What is that "looped" pipe/what does it represent? My only theory is that maybe if STDIN isn't supplied to the SSH client, the target host sshd opens a dummy STDIN pipe so some of its internal child-management code can be more uniform? But that seems pretty tenuous.

How does SSH get into this situation?

What I've Tried/Additional Info:

  • Initially, I thought this was a handle leak to a daemon. It's possible to create a waiting, child-less sshd process by issuing a command that backgrounds itself, e.g. ssh user@host -- 'sleep 60 &'; sshd will wait for the streams to be closed to the daemonized process; not just the exit of its immediate child. Since the scripts in question eventually result (way down the process tree) in a daemon being started, it initially seemed possible that the daemon was holding onto a handle. However, that doesn't seem to hold up--using the sleep 60 & command as an example, sshd processes communicating with daemons hold and select on four open pipes, not just two, and at least two of the pipes are connected from sshd to the daemon process, not looped.

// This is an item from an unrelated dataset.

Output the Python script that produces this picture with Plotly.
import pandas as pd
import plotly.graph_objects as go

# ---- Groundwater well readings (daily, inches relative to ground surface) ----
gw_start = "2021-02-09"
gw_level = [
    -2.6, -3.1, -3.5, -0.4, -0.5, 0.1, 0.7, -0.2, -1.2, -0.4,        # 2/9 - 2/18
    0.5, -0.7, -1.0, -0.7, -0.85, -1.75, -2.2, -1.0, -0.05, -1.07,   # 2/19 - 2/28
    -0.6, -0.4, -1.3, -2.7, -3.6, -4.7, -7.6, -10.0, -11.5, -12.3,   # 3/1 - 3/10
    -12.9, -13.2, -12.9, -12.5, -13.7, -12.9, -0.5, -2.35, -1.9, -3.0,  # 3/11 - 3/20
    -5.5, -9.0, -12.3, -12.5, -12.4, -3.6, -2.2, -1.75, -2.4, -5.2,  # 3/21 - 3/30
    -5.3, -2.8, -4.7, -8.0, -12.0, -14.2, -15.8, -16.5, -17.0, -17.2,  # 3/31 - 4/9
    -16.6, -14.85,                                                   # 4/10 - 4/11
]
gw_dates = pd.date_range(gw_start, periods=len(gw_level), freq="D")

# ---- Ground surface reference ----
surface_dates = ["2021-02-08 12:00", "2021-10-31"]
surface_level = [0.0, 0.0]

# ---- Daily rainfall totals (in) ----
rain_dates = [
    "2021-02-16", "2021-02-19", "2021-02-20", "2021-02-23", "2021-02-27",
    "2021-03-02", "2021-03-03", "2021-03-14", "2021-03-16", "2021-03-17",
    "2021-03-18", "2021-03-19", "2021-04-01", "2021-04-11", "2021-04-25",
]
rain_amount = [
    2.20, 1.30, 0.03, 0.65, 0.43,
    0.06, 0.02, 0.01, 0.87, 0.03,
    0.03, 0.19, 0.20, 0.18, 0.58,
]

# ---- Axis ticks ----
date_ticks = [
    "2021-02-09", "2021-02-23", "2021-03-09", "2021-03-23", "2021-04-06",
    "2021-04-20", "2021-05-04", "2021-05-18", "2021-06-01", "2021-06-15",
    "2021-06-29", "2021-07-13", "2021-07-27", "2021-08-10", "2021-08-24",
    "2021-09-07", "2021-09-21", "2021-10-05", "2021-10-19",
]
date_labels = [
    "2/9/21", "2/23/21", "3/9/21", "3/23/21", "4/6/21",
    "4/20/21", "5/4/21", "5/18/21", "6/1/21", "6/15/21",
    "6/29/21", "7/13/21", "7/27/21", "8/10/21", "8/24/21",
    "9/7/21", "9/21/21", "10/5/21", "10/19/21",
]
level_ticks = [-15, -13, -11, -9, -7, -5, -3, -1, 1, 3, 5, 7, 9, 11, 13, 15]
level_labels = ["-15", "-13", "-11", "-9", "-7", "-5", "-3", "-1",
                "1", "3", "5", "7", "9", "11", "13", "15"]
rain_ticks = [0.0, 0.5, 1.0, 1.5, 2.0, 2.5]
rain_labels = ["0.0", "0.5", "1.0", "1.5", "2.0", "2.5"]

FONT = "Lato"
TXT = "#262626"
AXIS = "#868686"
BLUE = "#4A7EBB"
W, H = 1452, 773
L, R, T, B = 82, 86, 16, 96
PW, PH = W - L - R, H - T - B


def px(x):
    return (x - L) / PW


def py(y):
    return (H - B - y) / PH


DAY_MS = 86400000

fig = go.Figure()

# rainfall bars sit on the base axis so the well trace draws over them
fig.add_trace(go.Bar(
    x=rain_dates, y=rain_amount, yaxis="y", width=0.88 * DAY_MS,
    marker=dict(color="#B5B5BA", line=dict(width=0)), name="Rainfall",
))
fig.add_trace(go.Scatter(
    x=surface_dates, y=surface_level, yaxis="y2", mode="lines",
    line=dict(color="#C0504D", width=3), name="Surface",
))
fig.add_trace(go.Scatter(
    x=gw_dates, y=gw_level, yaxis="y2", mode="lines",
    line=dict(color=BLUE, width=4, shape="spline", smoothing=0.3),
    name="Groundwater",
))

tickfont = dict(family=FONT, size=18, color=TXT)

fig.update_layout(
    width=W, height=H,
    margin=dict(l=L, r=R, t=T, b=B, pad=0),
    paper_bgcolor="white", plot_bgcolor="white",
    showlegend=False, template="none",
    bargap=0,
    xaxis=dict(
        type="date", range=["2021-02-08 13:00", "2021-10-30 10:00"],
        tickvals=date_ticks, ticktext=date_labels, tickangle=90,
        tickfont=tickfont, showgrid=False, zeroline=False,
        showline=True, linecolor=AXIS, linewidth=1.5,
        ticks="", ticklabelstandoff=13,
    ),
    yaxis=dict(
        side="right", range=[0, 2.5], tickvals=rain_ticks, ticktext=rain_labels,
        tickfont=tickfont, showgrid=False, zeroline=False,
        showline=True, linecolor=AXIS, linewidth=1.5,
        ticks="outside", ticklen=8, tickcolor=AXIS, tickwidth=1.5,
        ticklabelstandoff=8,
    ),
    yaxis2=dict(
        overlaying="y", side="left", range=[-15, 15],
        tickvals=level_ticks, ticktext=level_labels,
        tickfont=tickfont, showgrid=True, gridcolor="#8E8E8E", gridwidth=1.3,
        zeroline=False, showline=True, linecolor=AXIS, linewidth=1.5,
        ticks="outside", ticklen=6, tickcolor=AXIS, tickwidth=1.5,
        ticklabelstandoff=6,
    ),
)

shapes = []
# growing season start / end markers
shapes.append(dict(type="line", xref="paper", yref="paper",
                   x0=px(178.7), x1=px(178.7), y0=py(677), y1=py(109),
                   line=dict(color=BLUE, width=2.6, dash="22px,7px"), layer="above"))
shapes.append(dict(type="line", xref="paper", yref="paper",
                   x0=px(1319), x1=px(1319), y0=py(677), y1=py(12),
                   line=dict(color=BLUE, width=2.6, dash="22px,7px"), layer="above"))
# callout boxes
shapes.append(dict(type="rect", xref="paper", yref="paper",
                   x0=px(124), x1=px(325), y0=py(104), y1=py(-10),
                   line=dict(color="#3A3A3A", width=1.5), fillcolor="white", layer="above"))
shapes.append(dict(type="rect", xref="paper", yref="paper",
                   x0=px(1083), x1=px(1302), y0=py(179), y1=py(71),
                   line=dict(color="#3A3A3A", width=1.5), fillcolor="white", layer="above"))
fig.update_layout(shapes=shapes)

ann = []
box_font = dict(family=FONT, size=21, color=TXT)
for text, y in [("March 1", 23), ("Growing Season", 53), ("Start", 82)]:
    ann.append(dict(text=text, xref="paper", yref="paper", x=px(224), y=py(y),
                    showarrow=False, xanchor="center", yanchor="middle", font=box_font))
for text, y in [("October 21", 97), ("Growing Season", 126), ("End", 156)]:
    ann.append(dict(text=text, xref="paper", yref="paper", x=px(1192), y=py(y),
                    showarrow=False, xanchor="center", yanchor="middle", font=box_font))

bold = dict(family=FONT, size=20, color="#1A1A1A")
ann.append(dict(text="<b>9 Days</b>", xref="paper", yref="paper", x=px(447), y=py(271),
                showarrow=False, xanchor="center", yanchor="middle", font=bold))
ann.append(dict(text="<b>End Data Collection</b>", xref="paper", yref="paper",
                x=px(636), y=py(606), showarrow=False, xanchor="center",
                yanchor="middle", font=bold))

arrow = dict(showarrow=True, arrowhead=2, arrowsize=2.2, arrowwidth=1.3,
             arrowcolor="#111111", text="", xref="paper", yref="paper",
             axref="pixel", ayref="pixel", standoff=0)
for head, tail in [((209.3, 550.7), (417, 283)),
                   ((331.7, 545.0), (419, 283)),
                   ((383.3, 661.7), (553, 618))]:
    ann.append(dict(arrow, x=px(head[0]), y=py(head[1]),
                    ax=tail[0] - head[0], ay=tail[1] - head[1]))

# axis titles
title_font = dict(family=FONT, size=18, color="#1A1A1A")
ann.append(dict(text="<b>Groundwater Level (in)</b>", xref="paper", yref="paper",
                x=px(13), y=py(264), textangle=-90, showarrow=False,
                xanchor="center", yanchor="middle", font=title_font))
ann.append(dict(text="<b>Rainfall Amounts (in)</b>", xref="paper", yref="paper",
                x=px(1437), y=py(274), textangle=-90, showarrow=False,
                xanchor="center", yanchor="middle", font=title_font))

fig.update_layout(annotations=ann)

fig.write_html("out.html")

Unless there's a method of tracking/pointing to a pipe I don't know about (and there likely is--for example, I have no idea how duped filehandles play into close() semaphore waiting or piping), I don't think the pipe-to-self situation represents a waiting-on-daemon case.
  • sshd periodically receives communication on the TCP socket/ssh connection itself, which wakes it up out of the selects for a brief period of communication (during which strace shows it blocking SIGCHLD), and then it goes back to waiting on the same FDs.
  • It's possible that I'm being affected by this race condition (SIGCHLD getting delivered before the kernel makes data available in the pipe). However, that seems unlikely, both given the rate at which this condition manifests, and the fact that the processes being run on the target host are Perl scripts, and the Perl runtime closes and flushes open file descriptors on shutdown.

Solution

  • It seems that you're describing the notify pipe. The OpenSSH sshd main loop calls select() to wait until it has something to do. The file descriptors being polled include the TCP connection to the client and any descriptors used to service active channels.

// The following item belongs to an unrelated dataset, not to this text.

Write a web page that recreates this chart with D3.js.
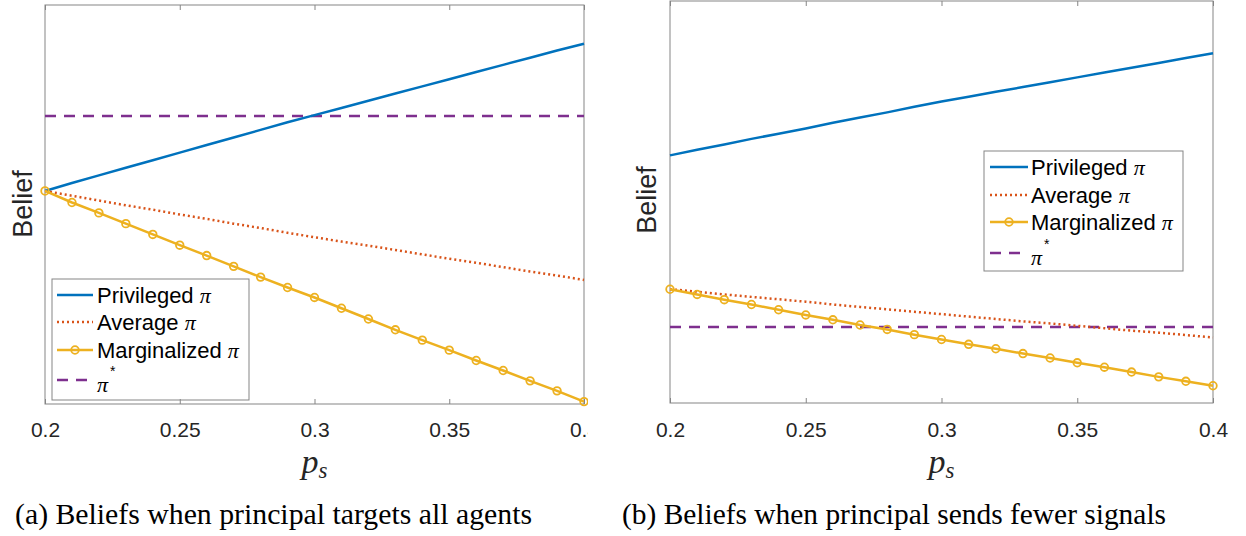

    sshd wants to be able to interrupt the select() call when a SIGCHLD signal is received. To do that, sshd installs a signal handler for SIGCHLD and it creates a pipe. When a SIGCHLD signal is received, the signal handler writes a byte into the pipe. The read end of the pipe is included in the list of file descriptors polled by select(). The act of writing to the pipe would cause the select() call to return with an indication that the notify pipe is readable.

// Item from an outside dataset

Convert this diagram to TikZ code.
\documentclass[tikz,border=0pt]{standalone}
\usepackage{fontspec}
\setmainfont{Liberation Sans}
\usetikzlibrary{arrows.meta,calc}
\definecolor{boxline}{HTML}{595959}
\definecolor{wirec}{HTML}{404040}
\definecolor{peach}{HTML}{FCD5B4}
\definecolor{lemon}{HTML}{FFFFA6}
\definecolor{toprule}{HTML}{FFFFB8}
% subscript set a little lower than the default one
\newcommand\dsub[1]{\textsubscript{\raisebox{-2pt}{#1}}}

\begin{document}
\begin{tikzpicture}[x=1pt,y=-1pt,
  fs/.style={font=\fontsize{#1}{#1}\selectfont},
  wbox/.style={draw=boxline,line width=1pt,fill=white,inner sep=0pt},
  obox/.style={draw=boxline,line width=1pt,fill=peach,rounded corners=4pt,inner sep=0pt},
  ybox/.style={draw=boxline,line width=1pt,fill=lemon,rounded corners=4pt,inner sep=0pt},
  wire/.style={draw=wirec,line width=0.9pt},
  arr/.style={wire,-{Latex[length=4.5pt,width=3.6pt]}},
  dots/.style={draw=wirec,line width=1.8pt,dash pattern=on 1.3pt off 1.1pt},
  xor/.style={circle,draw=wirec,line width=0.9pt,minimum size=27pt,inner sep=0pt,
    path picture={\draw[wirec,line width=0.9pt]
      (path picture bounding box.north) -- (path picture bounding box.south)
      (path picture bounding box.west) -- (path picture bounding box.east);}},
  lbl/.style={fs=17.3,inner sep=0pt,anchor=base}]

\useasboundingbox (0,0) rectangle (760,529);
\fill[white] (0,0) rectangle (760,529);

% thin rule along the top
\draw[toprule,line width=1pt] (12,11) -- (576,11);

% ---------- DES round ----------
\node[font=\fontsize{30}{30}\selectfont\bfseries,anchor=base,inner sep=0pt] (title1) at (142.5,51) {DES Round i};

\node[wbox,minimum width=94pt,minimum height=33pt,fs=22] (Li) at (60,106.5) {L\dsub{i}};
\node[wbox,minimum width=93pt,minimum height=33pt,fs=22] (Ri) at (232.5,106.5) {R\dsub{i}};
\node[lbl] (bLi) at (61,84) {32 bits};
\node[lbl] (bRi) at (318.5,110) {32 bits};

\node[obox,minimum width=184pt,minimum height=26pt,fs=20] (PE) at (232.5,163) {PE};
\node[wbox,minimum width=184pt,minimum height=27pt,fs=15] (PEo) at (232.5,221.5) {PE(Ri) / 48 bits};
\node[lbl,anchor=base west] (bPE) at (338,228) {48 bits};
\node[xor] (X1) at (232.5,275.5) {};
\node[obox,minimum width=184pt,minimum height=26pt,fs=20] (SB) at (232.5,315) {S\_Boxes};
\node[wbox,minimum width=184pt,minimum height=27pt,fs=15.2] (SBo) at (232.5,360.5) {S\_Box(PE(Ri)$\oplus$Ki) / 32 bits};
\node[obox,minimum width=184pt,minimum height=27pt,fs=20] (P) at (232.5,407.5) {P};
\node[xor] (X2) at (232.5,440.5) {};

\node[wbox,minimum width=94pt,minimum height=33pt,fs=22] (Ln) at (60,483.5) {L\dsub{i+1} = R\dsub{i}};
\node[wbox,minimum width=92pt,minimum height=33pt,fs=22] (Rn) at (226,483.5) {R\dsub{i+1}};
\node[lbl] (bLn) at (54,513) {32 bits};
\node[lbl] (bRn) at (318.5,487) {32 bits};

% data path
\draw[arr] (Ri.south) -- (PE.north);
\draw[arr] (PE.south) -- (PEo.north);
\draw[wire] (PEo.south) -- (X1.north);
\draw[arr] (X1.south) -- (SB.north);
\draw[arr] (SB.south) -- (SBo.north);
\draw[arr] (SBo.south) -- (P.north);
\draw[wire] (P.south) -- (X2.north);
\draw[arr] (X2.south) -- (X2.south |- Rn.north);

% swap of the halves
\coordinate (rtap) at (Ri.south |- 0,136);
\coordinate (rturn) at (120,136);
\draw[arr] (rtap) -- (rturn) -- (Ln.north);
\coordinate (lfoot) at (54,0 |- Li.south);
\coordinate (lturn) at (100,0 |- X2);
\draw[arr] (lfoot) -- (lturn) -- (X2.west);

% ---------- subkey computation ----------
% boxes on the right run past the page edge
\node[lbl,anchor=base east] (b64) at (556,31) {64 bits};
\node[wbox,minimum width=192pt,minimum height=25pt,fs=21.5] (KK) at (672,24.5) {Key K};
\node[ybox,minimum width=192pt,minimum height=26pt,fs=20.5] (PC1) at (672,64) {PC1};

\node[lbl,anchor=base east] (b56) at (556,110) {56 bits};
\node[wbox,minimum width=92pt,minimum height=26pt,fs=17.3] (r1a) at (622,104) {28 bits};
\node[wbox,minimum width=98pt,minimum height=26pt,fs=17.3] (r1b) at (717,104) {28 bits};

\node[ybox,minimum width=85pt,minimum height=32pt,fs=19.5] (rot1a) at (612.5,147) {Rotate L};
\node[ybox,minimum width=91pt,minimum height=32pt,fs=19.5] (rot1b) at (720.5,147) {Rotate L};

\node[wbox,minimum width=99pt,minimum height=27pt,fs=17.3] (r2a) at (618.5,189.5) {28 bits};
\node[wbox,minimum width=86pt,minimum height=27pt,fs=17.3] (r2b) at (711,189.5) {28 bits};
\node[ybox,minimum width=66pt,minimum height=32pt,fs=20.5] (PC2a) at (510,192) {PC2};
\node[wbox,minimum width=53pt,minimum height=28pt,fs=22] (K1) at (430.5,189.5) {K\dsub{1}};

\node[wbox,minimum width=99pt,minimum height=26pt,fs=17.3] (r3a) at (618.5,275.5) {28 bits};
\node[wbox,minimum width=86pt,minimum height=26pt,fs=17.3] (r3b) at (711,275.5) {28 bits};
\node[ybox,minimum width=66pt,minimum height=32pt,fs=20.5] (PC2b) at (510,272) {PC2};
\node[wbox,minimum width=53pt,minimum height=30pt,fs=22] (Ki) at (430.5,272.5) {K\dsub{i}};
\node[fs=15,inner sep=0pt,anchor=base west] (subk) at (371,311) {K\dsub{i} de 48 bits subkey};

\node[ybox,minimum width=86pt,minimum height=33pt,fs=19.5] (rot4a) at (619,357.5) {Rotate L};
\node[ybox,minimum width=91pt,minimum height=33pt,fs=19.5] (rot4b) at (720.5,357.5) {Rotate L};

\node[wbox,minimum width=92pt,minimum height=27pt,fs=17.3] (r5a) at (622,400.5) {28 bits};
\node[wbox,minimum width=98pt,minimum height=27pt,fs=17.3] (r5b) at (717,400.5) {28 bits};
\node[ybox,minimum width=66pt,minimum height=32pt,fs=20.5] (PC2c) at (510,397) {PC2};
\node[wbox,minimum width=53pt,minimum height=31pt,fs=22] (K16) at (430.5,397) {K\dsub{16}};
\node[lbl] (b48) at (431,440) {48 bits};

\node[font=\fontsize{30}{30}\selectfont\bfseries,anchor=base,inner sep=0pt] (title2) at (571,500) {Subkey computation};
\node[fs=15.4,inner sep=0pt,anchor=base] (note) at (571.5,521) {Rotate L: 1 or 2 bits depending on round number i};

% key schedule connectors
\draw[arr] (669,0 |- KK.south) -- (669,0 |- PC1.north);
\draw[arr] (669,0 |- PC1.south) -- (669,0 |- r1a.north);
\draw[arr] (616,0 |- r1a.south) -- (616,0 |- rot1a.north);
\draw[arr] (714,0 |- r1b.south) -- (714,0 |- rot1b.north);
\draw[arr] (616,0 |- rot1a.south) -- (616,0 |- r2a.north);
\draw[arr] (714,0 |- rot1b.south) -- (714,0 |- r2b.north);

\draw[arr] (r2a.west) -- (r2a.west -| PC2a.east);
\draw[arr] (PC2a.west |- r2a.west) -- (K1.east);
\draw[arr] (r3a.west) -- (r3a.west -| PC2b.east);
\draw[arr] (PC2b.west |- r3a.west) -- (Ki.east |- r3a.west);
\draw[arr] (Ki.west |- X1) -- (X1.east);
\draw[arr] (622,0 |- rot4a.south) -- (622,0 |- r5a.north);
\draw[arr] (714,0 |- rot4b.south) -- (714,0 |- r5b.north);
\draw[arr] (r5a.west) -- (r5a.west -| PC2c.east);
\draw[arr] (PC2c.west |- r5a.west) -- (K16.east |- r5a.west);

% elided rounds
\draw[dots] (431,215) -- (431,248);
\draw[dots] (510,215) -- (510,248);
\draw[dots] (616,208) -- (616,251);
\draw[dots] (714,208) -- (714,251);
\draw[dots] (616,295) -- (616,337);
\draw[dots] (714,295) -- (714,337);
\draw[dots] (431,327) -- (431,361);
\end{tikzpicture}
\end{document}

    All of the code is in serverloop.c:

    /*
     * we write to this pipe if a SIGCHLD is caught in order to avoid
     * the race between select() and child_terminated
     */
    static int notify_pipe[2];
    static void
    notify_setup(void)
    {
            if (pipe(notify_pipe) < 0) {
                    error("pipe(notify_pipe) failed %s", strerror(errno));
            } else if ((fcntl(notify_pipe[0], F_SETFD, 1) == -1) ||
                (fcntl(notify_pipe[1], F_SETFD, 1) == -1)) {
                    error("fcntl(notify_pipe, F_SETFD) failed %s", strerror(errno));
                    close(notify_pipe[0]);
                    close(notify_pipe[1]);
            } else {
                    set_nonblock(notify_pipe[0]);
                    set_nonblock(notify_pipe[1]);
                    return;
            }
            notify_pipe[0] = -1;    /* read end */
            notify_pipe[1] = -1;    /* write end */
    }
    static void
    notify_parent(void)
    {
            if (notify_pipe[1] != -1)
                    write(notify_pipe[1], "", 1);
    }
    [...]
    
    /*ARGSUSED*/
    static void
    sigchld_handler(int sig)
    {
            int save_errno = errno;
            child_terminated = 1;
    #ifndef _UNICOS
            mysignal(SIGCHLD, sigchld_handler);
    #endif
            notify_parent();
            errno = save_errno;
    }
    

    The code to set up and perform the select call is in another function called wait_until_can_do_something(). It's fairly long so I won't include it here. OpenSSH is open source, and this page describes how to download the source code.